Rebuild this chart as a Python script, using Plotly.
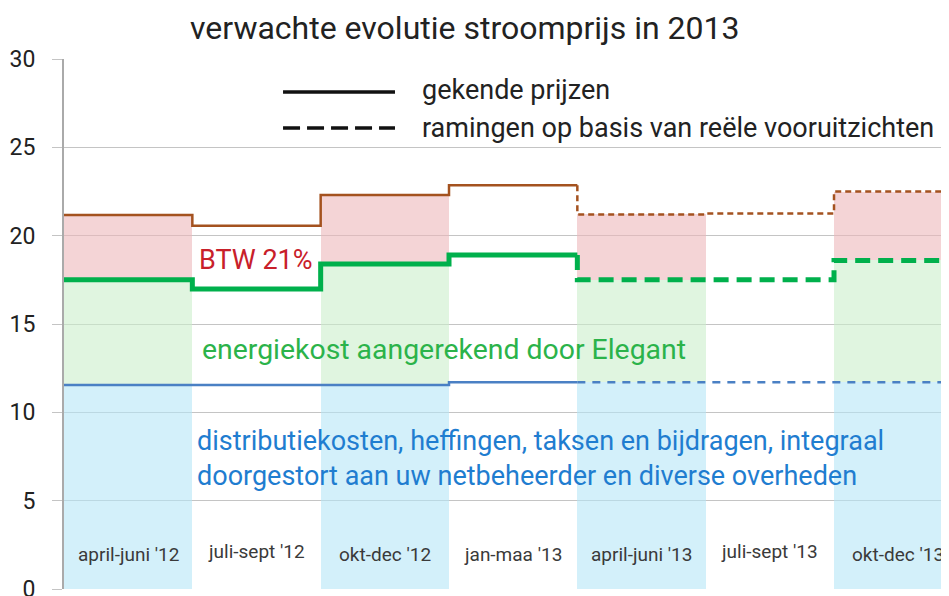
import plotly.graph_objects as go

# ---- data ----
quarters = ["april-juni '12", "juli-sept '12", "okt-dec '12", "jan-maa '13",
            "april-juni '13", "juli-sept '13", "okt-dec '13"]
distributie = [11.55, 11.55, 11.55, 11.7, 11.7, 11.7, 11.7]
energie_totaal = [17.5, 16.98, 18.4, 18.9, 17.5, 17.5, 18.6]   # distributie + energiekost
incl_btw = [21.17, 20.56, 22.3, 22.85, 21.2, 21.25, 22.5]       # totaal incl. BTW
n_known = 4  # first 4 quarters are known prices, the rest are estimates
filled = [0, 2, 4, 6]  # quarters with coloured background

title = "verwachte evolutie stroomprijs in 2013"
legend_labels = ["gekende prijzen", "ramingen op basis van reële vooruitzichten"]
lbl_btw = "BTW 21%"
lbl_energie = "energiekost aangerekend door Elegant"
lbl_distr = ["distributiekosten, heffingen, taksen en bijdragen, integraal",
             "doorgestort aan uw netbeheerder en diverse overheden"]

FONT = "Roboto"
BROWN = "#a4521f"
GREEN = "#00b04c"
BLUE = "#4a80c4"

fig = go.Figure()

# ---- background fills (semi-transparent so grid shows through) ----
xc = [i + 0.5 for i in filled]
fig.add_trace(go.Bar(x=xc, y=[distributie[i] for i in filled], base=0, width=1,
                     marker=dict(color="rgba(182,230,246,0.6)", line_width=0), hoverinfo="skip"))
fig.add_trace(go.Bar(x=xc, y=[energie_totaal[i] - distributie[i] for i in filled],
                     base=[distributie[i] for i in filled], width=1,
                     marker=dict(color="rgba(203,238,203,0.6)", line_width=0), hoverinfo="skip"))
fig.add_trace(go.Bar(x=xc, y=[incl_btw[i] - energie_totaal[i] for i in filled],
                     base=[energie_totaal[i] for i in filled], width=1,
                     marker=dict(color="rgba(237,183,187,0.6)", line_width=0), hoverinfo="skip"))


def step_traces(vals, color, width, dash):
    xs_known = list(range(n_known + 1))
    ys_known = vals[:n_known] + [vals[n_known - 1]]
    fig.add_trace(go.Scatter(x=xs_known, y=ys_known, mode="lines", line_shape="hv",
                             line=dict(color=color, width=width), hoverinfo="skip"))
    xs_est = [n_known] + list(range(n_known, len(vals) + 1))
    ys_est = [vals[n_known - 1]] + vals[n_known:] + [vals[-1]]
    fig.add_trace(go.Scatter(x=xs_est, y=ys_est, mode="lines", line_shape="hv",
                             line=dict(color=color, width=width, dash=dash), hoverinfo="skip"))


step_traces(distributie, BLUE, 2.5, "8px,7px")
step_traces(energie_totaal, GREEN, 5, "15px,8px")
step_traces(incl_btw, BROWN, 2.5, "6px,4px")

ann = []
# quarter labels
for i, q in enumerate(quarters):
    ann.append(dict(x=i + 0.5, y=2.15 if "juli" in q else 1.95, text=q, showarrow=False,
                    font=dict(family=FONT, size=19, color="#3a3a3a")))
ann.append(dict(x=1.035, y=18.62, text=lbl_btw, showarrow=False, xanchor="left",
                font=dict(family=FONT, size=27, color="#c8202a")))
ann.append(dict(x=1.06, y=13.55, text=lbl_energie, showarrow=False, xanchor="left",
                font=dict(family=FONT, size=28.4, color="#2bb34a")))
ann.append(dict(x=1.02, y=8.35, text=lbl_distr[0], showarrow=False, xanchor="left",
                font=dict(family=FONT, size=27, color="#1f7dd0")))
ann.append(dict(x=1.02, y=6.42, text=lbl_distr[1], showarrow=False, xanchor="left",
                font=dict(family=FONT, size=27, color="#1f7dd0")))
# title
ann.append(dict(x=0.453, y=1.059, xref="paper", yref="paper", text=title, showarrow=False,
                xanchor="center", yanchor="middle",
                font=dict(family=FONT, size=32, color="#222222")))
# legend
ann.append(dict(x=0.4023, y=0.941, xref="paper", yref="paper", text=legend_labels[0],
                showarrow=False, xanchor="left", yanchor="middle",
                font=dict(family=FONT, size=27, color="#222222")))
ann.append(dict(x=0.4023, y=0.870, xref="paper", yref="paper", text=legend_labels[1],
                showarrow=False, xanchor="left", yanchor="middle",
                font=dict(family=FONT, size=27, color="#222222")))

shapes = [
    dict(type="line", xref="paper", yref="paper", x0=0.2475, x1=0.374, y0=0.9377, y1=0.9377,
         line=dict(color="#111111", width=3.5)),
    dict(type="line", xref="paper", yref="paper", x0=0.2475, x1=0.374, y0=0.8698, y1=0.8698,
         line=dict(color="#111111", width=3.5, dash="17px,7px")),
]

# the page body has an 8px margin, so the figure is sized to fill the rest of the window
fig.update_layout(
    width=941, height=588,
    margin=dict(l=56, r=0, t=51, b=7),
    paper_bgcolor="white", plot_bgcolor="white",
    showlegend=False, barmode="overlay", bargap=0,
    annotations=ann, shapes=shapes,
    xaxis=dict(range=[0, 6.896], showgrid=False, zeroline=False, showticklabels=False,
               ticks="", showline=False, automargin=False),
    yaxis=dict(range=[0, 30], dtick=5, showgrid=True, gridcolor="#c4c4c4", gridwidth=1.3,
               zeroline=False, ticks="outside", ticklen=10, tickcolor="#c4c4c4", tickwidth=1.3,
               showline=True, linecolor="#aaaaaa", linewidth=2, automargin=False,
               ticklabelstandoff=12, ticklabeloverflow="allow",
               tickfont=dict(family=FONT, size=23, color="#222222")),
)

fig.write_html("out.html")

————

Repeat the lines of the listing above verbatim, beginning at its first line and ending at the line containing "filled = [0, 2, 4, 6]", which is included. Omit pictures.

Rebuild this chart as a Python script, using Plotly.
import plotly.graph_objects as go

# ---- data ----
quarters = ["april-juni '12", "juli-sept '12", "okt-dec '12", "jan-maa '13",
            "april-juni '13", "juli-sept '13", "okt-dec '13"]
distributie = [11.55, 11.55, 11.55, 11.7, 11.7, 11.7, 11.7]
energie_totaal = [17.5, 16.98, 18.4, 18.9, 17.5, 17.5, 18.6]   # distributie + energiekost
incl_btw = [21.17, 20.56, 22.3, 22.85, 21.2, 21.25, 22.5]       # totaal incl. BTW
n_known = 4  # first 4 quarters are known prices, the rest are estimates
filled = [0, 2, 4, 6]  # quarters with coloured background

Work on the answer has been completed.